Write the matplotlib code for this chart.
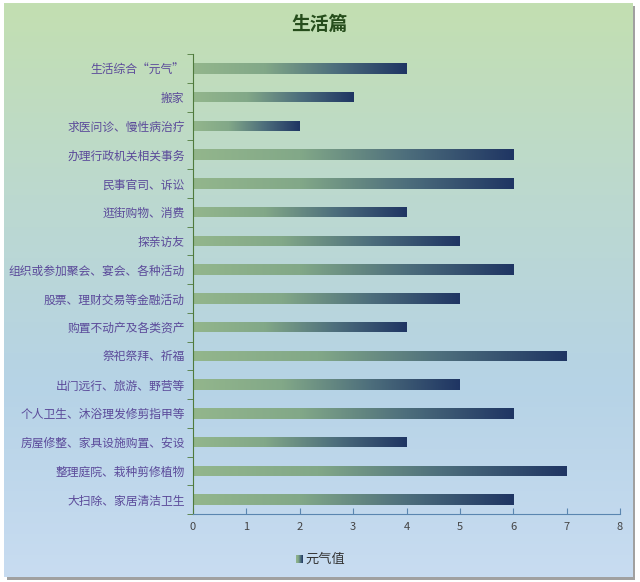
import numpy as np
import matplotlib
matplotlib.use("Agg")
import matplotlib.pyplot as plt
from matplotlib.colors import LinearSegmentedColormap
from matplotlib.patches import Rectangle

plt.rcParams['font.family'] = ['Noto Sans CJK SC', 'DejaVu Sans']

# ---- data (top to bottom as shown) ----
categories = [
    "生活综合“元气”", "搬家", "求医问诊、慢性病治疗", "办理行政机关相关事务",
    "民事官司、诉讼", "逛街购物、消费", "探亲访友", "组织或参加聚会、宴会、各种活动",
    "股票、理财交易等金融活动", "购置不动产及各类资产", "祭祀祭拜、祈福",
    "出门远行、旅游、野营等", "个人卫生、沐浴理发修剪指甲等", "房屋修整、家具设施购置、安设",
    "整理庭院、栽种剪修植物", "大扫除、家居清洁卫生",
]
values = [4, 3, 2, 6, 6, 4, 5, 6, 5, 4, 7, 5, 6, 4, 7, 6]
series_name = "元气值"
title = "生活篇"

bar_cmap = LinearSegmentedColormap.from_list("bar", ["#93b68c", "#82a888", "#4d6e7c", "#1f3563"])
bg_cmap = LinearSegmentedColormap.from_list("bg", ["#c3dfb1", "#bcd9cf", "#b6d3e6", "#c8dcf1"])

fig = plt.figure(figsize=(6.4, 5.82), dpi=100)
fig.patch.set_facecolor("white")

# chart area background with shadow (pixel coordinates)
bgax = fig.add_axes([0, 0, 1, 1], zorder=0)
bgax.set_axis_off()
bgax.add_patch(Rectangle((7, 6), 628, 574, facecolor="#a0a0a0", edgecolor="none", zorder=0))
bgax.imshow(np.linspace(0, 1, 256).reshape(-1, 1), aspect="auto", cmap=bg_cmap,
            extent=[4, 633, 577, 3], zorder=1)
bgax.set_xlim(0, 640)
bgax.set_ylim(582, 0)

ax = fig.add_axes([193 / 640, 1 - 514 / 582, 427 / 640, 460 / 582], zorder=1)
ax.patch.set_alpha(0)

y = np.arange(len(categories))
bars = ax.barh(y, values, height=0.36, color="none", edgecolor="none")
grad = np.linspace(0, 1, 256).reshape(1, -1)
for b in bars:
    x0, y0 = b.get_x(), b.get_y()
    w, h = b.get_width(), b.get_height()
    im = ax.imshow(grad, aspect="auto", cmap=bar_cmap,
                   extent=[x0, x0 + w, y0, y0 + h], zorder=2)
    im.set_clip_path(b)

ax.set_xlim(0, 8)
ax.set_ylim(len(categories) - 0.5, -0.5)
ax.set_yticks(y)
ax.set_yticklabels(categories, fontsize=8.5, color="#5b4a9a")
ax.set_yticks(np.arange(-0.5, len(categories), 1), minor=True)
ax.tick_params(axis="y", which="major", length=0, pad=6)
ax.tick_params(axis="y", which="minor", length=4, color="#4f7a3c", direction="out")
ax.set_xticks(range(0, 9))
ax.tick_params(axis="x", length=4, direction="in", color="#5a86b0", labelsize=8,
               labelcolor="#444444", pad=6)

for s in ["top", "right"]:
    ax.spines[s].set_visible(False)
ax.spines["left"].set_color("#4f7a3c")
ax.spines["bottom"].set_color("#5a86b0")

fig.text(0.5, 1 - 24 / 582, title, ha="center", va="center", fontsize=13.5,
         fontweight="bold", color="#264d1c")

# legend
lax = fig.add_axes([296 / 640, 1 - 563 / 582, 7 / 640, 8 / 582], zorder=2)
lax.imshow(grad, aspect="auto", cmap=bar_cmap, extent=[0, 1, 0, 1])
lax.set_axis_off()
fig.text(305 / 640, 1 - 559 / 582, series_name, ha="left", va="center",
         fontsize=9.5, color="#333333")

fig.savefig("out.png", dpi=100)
────────────────
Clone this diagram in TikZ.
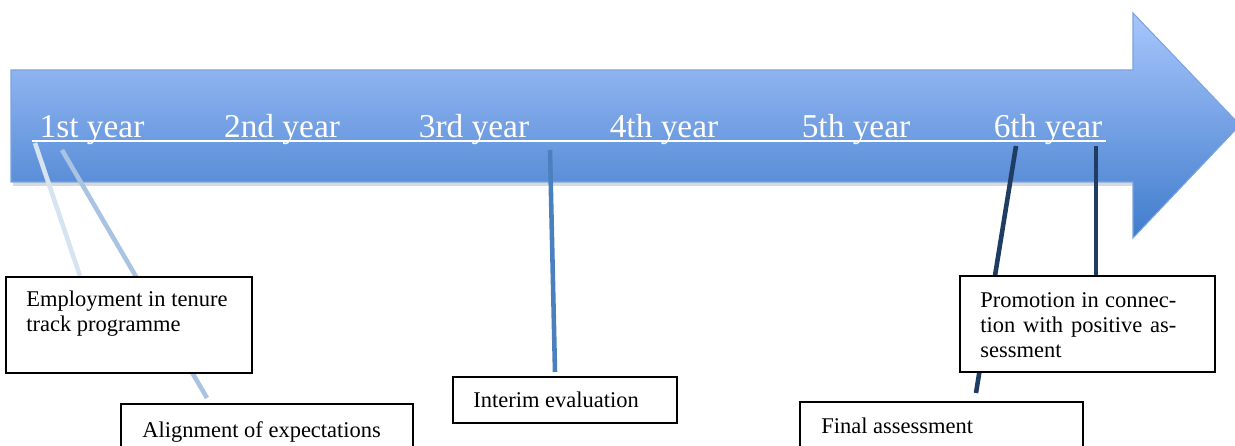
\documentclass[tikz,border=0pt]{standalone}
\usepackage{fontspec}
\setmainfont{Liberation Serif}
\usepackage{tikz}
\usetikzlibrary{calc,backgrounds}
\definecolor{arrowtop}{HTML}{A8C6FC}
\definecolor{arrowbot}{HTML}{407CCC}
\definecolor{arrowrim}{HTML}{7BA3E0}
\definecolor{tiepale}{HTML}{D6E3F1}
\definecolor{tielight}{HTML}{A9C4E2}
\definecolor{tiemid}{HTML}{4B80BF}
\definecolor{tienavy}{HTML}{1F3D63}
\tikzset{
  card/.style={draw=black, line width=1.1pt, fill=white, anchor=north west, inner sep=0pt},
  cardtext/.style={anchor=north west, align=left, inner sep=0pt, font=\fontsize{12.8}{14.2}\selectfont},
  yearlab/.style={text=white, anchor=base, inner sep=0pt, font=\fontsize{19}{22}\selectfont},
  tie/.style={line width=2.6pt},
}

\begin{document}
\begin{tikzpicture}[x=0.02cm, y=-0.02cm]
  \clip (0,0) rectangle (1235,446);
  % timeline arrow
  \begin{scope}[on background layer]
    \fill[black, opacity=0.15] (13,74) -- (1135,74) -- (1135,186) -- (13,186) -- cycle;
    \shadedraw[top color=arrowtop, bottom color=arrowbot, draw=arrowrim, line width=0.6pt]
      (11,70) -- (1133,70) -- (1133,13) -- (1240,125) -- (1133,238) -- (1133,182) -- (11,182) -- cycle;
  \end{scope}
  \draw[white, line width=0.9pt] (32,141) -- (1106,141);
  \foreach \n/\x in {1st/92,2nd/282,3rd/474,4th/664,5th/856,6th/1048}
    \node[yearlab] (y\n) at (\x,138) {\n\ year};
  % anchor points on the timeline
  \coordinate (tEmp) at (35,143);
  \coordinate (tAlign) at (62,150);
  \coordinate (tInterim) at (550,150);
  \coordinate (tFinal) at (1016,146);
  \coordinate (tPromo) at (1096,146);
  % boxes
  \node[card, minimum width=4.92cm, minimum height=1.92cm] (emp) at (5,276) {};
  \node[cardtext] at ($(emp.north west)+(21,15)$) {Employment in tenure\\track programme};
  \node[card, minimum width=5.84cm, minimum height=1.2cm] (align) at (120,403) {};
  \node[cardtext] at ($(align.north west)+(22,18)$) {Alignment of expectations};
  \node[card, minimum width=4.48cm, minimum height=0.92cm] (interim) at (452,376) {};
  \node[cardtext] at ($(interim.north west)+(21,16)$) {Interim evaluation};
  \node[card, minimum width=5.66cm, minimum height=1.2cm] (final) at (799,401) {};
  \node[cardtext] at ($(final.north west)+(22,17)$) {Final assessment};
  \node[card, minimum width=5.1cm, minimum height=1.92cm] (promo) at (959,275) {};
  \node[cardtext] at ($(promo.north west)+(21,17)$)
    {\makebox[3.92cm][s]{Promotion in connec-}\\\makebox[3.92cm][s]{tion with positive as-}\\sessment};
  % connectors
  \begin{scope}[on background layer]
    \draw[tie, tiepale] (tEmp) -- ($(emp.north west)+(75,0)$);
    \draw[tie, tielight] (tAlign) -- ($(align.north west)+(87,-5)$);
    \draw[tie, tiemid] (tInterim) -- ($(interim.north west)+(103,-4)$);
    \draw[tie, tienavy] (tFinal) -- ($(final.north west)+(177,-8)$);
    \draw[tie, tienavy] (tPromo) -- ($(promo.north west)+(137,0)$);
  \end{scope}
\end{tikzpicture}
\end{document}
────────────────
- Goal
Examine the records and pull out every line where the string "this" occurs.

- Answer
Write the matplotlib code for this chart.
Clone this diagram in TikZ.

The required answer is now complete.